* Objective:
Retype only what runs from the beginning of the data through the line with "0.1, 0.6, 0.8, 0.4, 0.2, 0.5, 0.7, 0.3, 0.4, 0.3];"; please omit the pictures and keep every line exact.
----
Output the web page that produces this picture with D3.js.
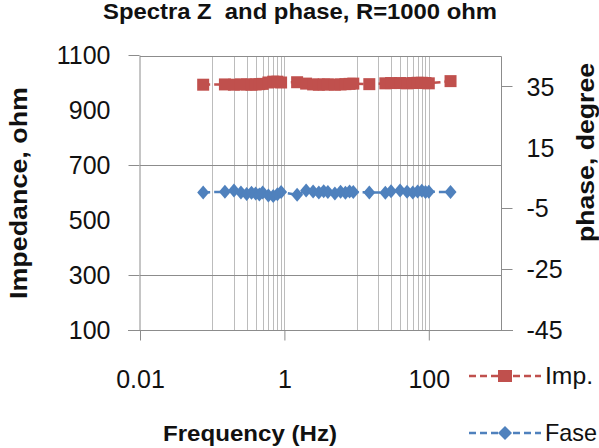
<!DOCTYPE html>
<html>
<head>
<meta charset="utf-8">
<script src="https://cdn.jsdelivr.net/npm/d3@7"></script>
<style>
body { margin: 0; background: #fff; }
text { font-family: "Liberation Sans", Arial, sans-serif; fill: #111; }
.bold { font-weight: bold; }
</style>
</head>
<body>
<svg class="chart"></svg>
<script>
var freq = [0.075, 0.15, 0.2, 0.25, 0.3, 0.35, 0.4, 0.45, 0.5, 0.6, 0.7, 0.8, 0.9,
            1.5, 2, 2.5, 3, 3.5, 4, 5, 6, 7, 8, 9, 15,
            25, 30, 40, 50, 60, 70, 80, 90, 100, 200];
var imp = [992, 993, 992, 993, 993, 992, 993, 994, 995, 1000, 1003, 1003, 1000,
           1001, 996, 993, 992, 993, 993, 992, 993, 994, 995, 996, 994,
           997, 998, 998, 997, 998, 999, 999, 998, 997, 1005];
var phase = [0.2, 0.4, 0.8, 0.2, -0.3, 0.1, -0.2, -0.5, 0.2, -0.8, -1.0, -0.4, 0.3,
             -0.6, 0.8, 0.5, 0.2, 0.6, 0.3, -0.2, 0.4, 0.1, 0.5, 0.3, 0.2,
             0.1, 0.6, 0.8, 0.4, 0.2, 0.5, 0.7, 0.3, 0.4, 0.3];

var freqTicks = [0.01, 1, 100];
var freqGrid = [0.1, 0.2, 0.3, 0.4, 0.5, 0.6, 0.7, 0.8, 0.9, 1,
                10, 20, 30, 40, 50, 60, 70, 80, 90, 100];
var impTicks = [100, 300, 500, 700, 900, 1100];
var impMarks = [100, 300, 700, 1100];
var impGrid = [300, 700];
var phaseTicks = [-45, -25, -5, 15, 35];
var phaseMarks = [-45, -25, -5, 35];

var width = 599, height = 448;
var plot = {left: 140, right: 501, top: 56, bottom: 330};

var red = "#c0504d", blue = "#4f81bd";

var svg = d3.select(".chart")
    .attr("width", width)
    .attr("height", height);

var x = d3.scaleLog().domain([0.01, 1000]).range([plot.left, plot.right]);
var yL = d3.scaleLinear().domain([100, 1100]).range([plot.bottom, plot.top - 1]);
var yR = d3.scaleLinear().domain([-45, 45]).range([plot.bottom, plot.top]);

var plain = function(d) { return String(d); };

// gridlines
svg.append("g").selectAll("line")
    .data(freqGrid)
    .enter().append("line")
    .attr("x1", function(d) { return Math.round(x(d)) + 0.5; })
    .attr("x2", function(d) { return Math.round(x(d)) + 0.5; })
    .attr("y1", plot.top).attr("y2", plot.bottom)
    .attr("stroke", "#bcbcbc").attr("stroke-width", 1);

svg.append("g").selectAll("line")
    .data(impGrid)
    .enter().append("line")
    .attr("x1", plot.left).attr("x2", plot.right)
    .attr("y1", function(d) { return Math.round(yL(d)) + 0.5; })
    .attr("y2", function(d) { return Math.round(yL(d)) + 0.5; })
    .attr("stroke", "#8c8c8c").attr("stroke-width", 1);

// plot frame (top and right)
svg.append("path")
    .attr("d", "M" + plot.left + "," + (plot.top + 0.5) + "H" + (plot.right + 0.5) + "V" + plot.bottom)
    .attr("fill", "none").attr("stroke", "#8c8c8c");

// left axis
var axisL = svg.append("g")
    .attr("transform", "translate(" + (plot.left - 0.5) + ",0)")
    .call(d3.axisLeft(yL).tickValues(impTicks).tickSize(0).tickPadding(29).tickFormat(plain));
axisL.select(".domain").attr("stroke", "#8c8c8c");
axisL.selectAll("text").attr("font-size", 25).attr("font-family", null).attr("dy", "0.35em");
axisL.selectAll(".mark").data(impMarks).enter().append("line")
    .attr("class", "mark")
    .attr("x1", -11).attr("x2", 0)
    .attr("y1", function(d) { return Math.round(yL(d)) + 0.5; })
    .attr("y2", function(d) { return Math.round(yL(d)) + 0.5; })
    .attr("stroke", "#8c8c8c");

// right axis
var axisR = svg.append("g")
    .attr("transform", "translate(" + (plot.right + 0.5) + ",0)")
    .call(d3.axisRight(yR).tickValues(phaseTicks).tickSize(0).tickPadding(25).tickFormat(plain));
axisR.select(".domain").remove();
axisR.selectAll("text").attr("font-size", 25).attr("font-family", null).attr("dy", "0.35em");
axisR.selectAll(".mark").data(phaseMarks).enter().append("line")
    .attr("class", "mark")
    .attr("x1", 0).attr("x2", 11)
    .attr("y1", function(d) { return Math.round(yR(d)) + 0.5; })
    .attr("y2", function(d) { return Math.round(yR(d)) + 0.5; })
    .attr("stroke", "#8c8c8c");

// bottom axis
var axisB = svg.append("g")
    .attr("transform", "translate(0," + (plot.bottom + 0.5) + ")")
    .call(d3.axisBottom(x).tickValues(freqTicks).tickSize(10).tickPadding(30).tickFormat(plain));
axisB.select(".domain").attr("d", "M" + (plot.left - 12) + ",0H" + (plot.right + 12));
axisB.selectAll(".domain, line").attr("stroke", "#8c8c8c");
axisB.selectAll("text").attr("font-size", 25).attr("font-family", null);

// series
var lineImp = d3.line()
    .x(function(d, i) { return x(freq[i]); })
    .y(function(d) { return yL(d); });
var linePh = d3.line()
    .x(function(d, i) { return x(freq[i]); })
    .y(function(d) { return yR(d); });

svg.append("path").datum(imp)
    .attr("d", lineImp).attr("fill", "none")
    .attr("stroke", red).attr("stroke-width", 2.5).attr("stroke-dasharray", "7,4");
svg.append("path").datum(phase)
    .attr("d", linePh).attr("fill", "none")
    .attr("stroke", blue).attr("stroke-width", 2.5).attr("stroke-dasharray", "7,4");

var square = "M-6,-6H6V6H-6Z";
var diamond = "M0,-7L6,0L0,7L-6,0Z";

svg.append("g").selectAll("path")
    .data(imp)
    .enter().append("path")
    .attr("d", square)
    .attr("fill", red)
    .attr("transform", function(d, i) { return "translate(" + x(freq[i]) + "," + yL(d) + ")"; });

svg.append("g").selectAll("path")
    .data(phase)
    .enter().append("path")
    .attr("d", diamond)
    .attr("fill", blue)
    .attr("transform", function(d, i) { return "translate(" + x(freq[i]) + "," + yR(d) + ")"; });

// titles
svg.append("text")
    .attr("class", "bold")
    .attr("x", 103).attr("y", 19)
    .attr("font-size", 22.5)
    .attr("textLength", 394).attr("lengthAdjust", "spacingAndGlyphs")
    .style("white-space", "pre")
    .text("Spectra Z  and phase, R=1000 ohm");

svg.append("text")
    .attr("class", "bold")
    .attr("transform", "translate(27,299) rotate(-90)")
    .attr("font-size", 23)
    .attr("textLength", 212).attr("lengthAdjust", "spacingAndGlyphs")
    .text("Impedance, ohm");

svg.append("text")
    .attr("class", "bold")
    .attr("transform", "translate(594,242) rotate(-90)")
    .attr("font-size", 23)
    .attr("textLength", 179).attr("lengthAdjust", "spacingAndGlyphs")
    .text("phase, degree");

svg.append("text")
    .attr("class", "bold")
    .attr("x", 163).attr("y", 441)
    .attr("font-size", 22)
    .attr("textLength", 174).attr("lengthAdjust", "spacingAndGlyphs")
    .text("Frequency (Hz)");

// legend
var legend = [
    {name: "Imp.", color: red, shape: "M-7,-6H7V6H-7Z", y: 376, w: 48},
    {name: "Fase", color: blue, shape: "M0,-7L7,0L0,7L-7,0Z", y: 433, w: 52}
];
var lg = svg.append("g").selectAll("g")
    .data(legend)
    .enter().append("g")
    .attr("transform", function(d) { return "translate(0," + d.y + ")"; });
lg.append("line")
    .attr("x1", 469).attr("x2", 541)
    .attr("stroke", function(d) { return d.color; })
    .attr("stroke-width", 2.5).attr("stroke-dasharray", "7,4");
lg.append("path")
    .attr("d", function(d) { return d.shape; })
    .attr("fill", function(d) { return d.color; })
    .attr("transform", "translate(505,0)");
lg.append("text")
    .attr("x", 545).attr("dy", "0.35em")
    .attr("font-size", 24)
    .attr("textLength", function(d) { return d.w; }).attr("lengthAdjust", "spacingAndGlyphs")
    .text(function(d) { return d.name; });
</script>
</body>
</html>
----
* Final result:
Output the web page that produces this picture with D3.js.
<!DOCTYPE html>
<html>
<head>
<meta charset="utf-8">
<script src="https://cdn.jsdelivr.net/npm/d3@7"></script>
<style>
body { margin: 0; background: #fff; }
text { font-family: "Liberation Sans", Arial, sans-serif; fill: #111; }
.bold { font-weight: bold; }
</style>
</head>
<body>
<svg class="chart"></svg>
<script>
var freq = [0.075, 0.15, 0.2, 0.25, 0.3, 0.35, 0.4, 0.45, 0.5, 0.6, 0.7, 0.8, 0.9,
            1.5, 2, 2.5, 3, 3.5, 4, 5, 6, 7, 8, 9, 15,
            25, 30, 40, 50, 60, 70, 80, 90, 100, 200];
var imp = [992, 993, 992, 993, 993, 992, 993, 994, 995, 1000, 1003, 1003, 1000,
           1001, 996, 993, 992, 993, 993, 992, 993, 994, 995, 996, 994,
           997, 998, 998, 997, 998, 999, 999, 998, 997, 1005];
var phase = [0.2, 0.4, 0.8, 0.2, -0.3, 0.1, -0.2, -0.5, 0.2, -0.8, -1.0, -0.4, 0.3,
             -0.6, 0.8, 0.5, 0.2, 0.6, 0.3, -0.2, 0.4, 0.1, 0.5, 0.3, 0.2,
             0.1, 0.6, 0.8, 0.4, 0.2, 0.5, 0.7, 0.3, 0.4, 0.3];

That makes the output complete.